**DATASET:**
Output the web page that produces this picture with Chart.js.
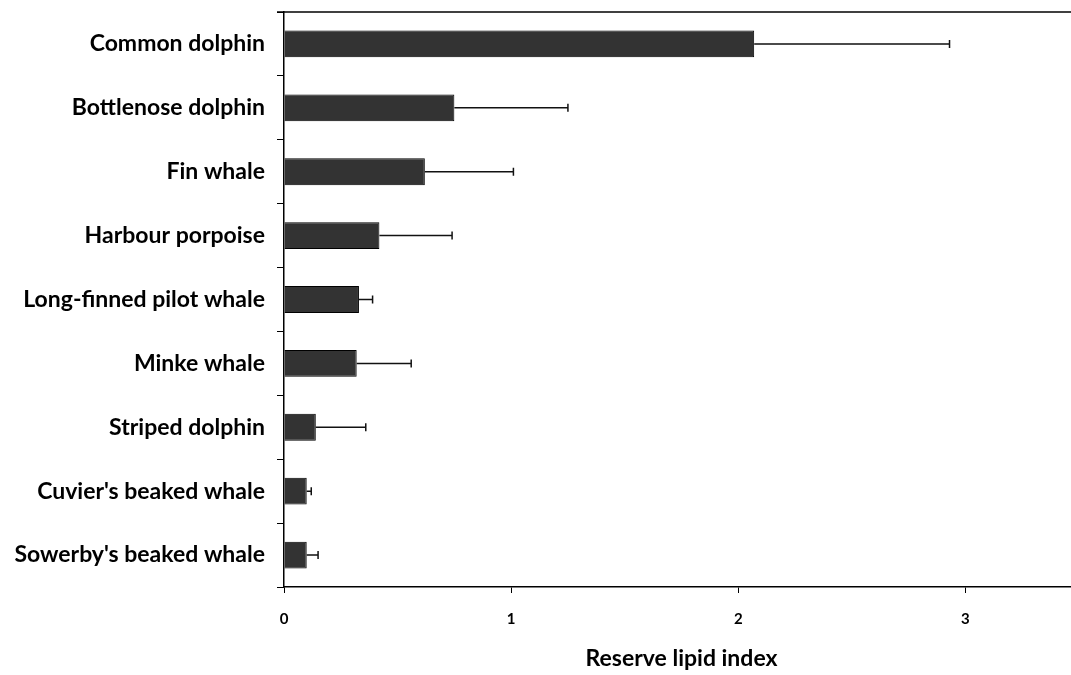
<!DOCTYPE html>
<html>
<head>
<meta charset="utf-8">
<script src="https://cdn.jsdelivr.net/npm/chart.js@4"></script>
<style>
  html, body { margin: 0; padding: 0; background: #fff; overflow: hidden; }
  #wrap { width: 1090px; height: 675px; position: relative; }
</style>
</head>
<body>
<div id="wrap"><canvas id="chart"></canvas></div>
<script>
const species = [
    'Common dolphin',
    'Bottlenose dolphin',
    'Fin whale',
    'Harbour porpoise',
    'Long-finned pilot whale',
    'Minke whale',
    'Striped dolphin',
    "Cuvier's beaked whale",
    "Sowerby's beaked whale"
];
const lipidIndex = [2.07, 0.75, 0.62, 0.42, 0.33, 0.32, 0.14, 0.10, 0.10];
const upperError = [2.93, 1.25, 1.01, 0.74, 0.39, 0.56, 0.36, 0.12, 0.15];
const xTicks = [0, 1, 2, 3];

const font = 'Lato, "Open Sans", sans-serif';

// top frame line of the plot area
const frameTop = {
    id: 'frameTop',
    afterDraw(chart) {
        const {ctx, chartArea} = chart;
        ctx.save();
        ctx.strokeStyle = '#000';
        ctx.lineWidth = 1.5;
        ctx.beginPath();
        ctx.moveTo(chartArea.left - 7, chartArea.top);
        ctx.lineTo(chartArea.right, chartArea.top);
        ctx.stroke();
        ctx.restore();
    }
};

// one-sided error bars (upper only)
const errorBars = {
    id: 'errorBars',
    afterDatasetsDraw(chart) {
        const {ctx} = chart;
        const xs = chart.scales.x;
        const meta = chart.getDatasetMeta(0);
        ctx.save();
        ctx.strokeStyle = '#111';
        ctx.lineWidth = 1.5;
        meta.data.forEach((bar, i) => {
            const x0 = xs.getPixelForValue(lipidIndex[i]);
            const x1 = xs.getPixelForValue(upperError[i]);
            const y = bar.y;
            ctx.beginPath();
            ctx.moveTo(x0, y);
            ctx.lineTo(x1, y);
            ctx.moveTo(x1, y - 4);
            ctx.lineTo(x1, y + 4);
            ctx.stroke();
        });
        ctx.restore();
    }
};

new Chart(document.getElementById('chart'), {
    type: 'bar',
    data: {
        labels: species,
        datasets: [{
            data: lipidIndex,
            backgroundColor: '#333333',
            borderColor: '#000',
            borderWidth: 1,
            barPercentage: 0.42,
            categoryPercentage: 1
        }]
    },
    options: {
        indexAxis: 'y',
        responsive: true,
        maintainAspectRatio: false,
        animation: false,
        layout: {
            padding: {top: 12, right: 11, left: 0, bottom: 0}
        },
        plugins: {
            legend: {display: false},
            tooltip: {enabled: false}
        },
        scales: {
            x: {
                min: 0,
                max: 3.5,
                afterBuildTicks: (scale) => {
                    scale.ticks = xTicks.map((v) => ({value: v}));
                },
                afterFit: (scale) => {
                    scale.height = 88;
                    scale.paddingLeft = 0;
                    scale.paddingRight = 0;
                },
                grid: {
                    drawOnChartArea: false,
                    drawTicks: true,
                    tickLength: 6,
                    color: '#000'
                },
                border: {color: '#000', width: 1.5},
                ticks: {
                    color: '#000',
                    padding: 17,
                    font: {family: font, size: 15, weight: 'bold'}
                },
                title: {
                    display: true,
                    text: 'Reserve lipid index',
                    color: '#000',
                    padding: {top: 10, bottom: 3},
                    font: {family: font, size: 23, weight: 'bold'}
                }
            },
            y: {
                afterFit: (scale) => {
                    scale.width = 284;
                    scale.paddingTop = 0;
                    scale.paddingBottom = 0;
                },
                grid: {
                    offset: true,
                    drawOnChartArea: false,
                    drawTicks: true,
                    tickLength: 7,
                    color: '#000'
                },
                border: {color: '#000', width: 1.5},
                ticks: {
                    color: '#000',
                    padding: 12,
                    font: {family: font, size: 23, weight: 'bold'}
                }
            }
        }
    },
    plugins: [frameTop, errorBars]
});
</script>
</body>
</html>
...
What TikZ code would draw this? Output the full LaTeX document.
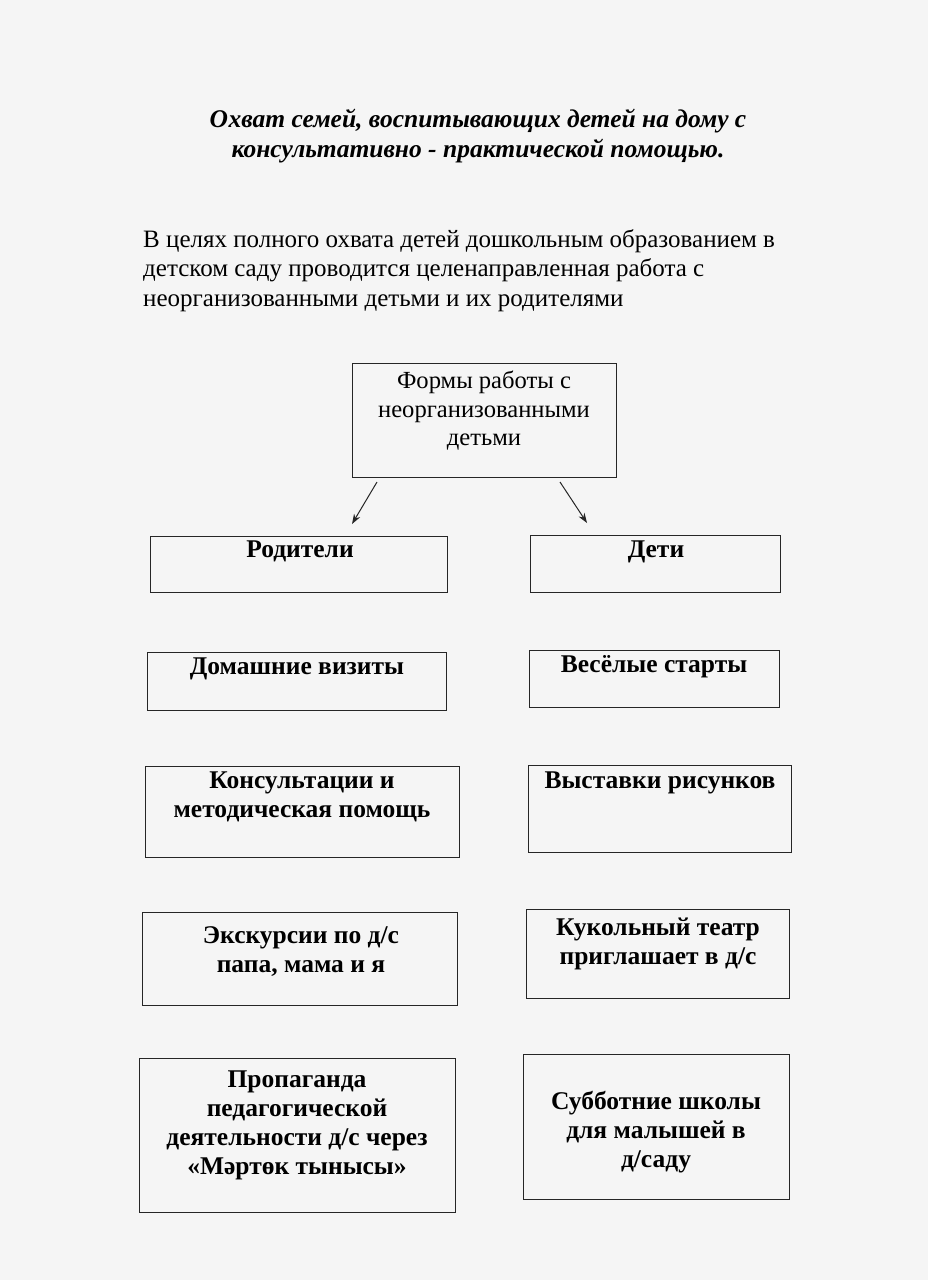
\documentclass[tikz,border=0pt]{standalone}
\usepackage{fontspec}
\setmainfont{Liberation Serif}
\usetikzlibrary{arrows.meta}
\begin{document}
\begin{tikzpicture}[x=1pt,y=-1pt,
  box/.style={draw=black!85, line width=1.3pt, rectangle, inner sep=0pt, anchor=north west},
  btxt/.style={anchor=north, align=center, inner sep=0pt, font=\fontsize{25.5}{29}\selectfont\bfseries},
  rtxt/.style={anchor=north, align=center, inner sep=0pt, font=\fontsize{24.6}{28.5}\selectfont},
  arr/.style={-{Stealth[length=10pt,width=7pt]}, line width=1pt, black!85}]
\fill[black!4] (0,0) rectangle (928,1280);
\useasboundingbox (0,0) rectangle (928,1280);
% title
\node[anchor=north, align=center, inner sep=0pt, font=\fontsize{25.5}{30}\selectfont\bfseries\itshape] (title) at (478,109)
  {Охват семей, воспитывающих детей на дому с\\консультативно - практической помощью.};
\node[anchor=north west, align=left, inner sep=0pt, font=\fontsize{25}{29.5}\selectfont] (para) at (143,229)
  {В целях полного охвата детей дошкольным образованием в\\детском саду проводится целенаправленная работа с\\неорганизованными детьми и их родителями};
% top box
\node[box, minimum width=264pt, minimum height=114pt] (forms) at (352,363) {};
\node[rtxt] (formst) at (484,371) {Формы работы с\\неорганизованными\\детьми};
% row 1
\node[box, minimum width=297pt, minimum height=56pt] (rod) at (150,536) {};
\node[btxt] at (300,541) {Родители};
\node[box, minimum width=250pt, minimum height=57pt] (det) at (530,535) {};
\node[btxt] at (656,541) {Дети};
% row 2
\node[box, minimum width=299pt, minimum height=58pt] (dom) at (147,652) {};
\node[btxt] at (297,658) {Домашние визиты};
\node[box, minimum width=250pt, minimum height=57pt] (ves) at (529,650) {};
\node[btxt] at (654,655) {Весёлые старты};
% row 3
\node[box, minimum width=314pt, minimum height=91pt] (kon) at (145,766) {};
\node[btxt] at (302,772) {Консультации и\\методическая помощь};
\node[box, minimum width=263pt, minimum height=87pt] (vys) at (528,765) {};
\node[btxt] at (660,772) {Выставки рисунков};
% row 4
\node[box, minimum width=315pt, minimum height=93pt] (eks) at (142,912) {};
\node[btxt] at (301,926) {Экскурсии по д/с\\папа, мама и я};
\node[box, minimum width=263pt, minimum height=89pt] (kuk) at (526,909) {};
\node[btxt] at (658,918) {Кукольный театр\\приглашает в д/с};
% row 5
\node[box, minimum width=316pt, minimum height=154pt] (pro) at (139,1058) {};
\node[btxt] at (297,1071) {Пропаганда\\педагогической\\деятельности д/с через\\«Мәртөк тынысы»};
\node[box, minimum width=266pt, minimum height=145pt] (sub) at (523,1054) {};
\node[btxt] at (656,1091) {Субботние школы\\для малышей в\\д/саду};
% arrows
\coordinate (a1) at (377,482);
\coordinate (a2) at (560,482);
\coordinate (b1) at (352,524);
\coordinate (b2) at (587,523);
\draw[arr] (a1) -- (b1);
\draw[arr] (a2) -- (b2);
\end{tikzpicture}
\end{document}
--
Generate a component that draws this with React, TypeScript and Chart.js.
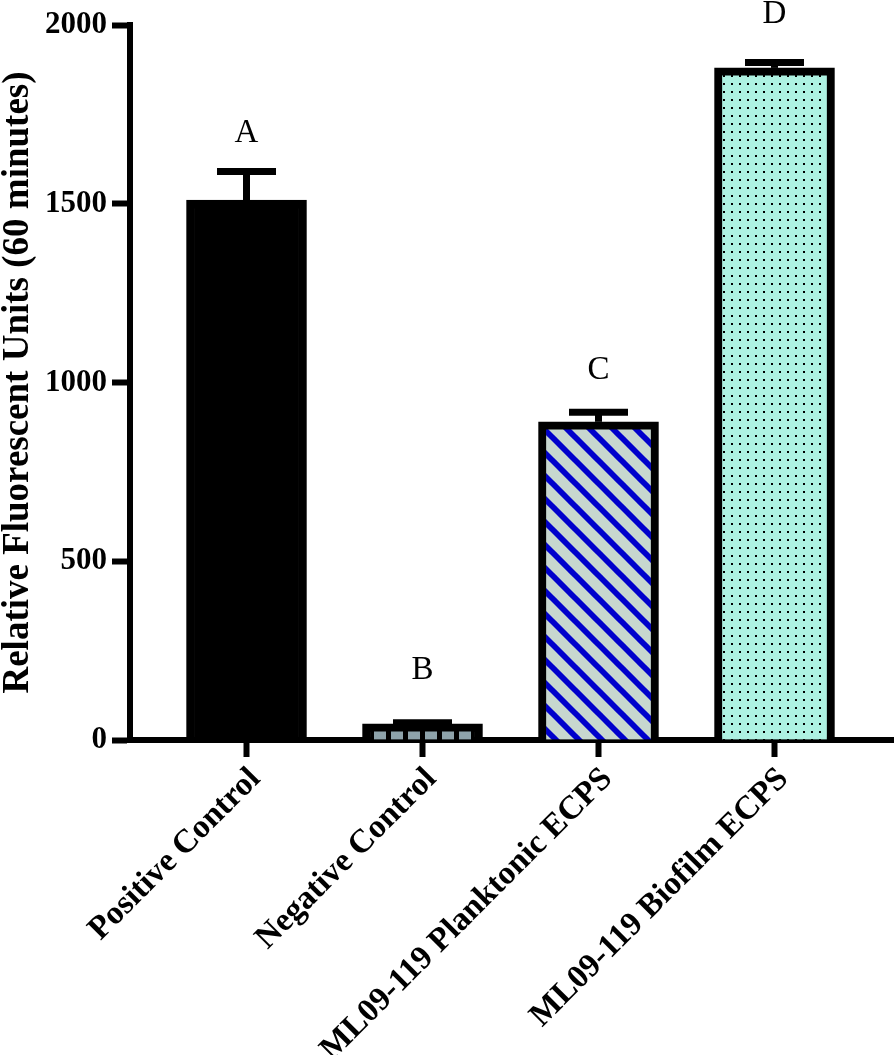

**SET TASK:** Read the entries and select each line where the word "that" is found.

**SOLUTION TO THIS TASK:**
Output the web page that produces this picture with Chart.js.
Generate a component that draws this with React, TypeScript and Chart.js.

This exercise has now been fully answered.